• TASK:
Look below for the line with "Write a Python" and the line with "from matplotlib.ticker import MultipleLocator"; repeat exactly those two lines and all lines between them, but no pictures.

-- Start INPUT RECORDS --

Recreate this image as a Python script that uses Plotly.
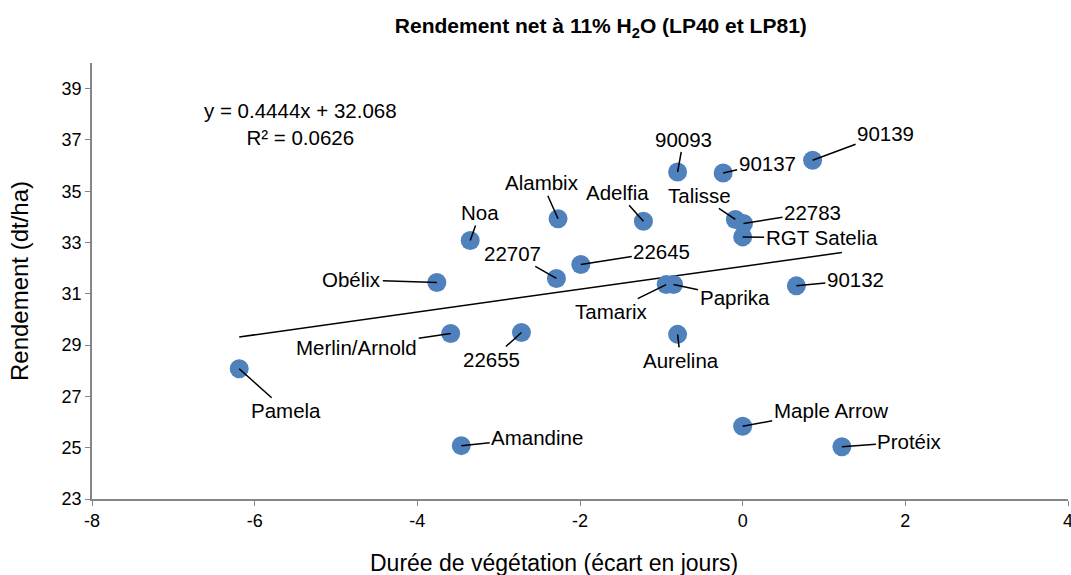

-- End INPUT RECORDS --
-- Start INPUT RECORDS --

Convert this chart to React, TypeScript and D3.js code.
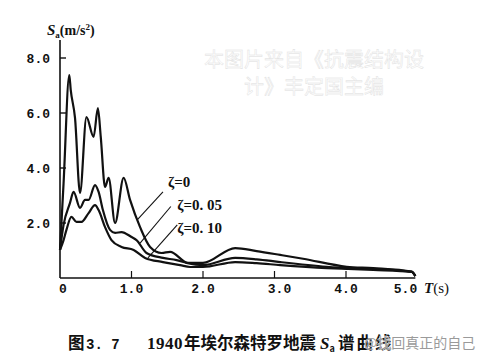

-- End INPUT RECORDS --
-- Start INPUT RECORDS --

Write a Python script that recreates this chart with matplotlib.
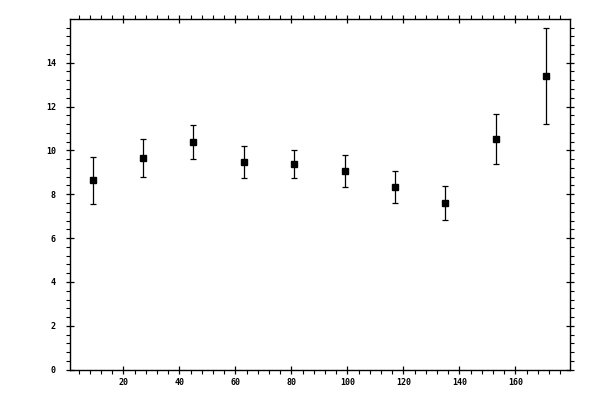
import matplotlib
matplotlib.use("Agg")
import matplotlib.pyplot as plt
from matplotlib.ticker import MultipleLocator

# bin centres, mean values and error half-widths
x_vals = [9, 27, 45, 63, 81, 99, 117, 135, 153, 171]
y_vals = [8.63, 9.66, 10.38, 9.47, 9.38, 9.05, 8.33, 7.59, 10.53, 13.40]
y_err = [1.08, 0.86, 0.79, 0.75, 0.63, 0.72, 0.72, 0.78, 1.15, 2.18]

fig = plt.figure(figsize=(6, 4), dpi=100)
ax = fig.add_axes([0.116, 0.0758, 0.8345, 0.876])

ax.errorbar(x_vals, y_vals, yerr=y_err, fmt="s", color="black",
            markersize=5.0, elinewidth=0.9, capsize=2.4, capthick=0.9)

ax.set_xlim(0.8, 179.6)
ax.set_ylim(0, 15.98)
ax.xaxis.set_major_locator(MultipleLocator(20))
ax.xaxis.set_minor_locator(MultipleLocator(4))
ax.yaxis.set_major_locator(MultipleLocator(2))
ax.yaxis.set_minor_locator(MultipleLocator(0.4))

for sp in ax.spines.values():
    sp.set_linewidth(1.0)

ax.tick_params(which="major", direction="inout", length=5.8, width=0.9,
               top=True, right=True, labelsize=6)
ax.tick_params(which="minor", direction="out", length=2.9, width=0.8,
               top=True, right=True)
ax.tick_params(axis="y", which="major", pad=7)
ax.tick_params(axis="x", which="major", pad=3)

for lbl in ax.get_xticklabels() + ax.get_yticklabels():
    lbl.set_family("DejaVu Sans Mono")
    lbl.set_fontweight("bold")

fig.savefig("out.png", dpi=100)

-- End INPUT RECORDS --

• SOLUTION:
Write a Python script that recreates this chart with matplotlib.
import matplotlib
matplotlib.use("Agg")
import matplotlib.pyplot as plt
from matplotlib.ticker import MultipleLocator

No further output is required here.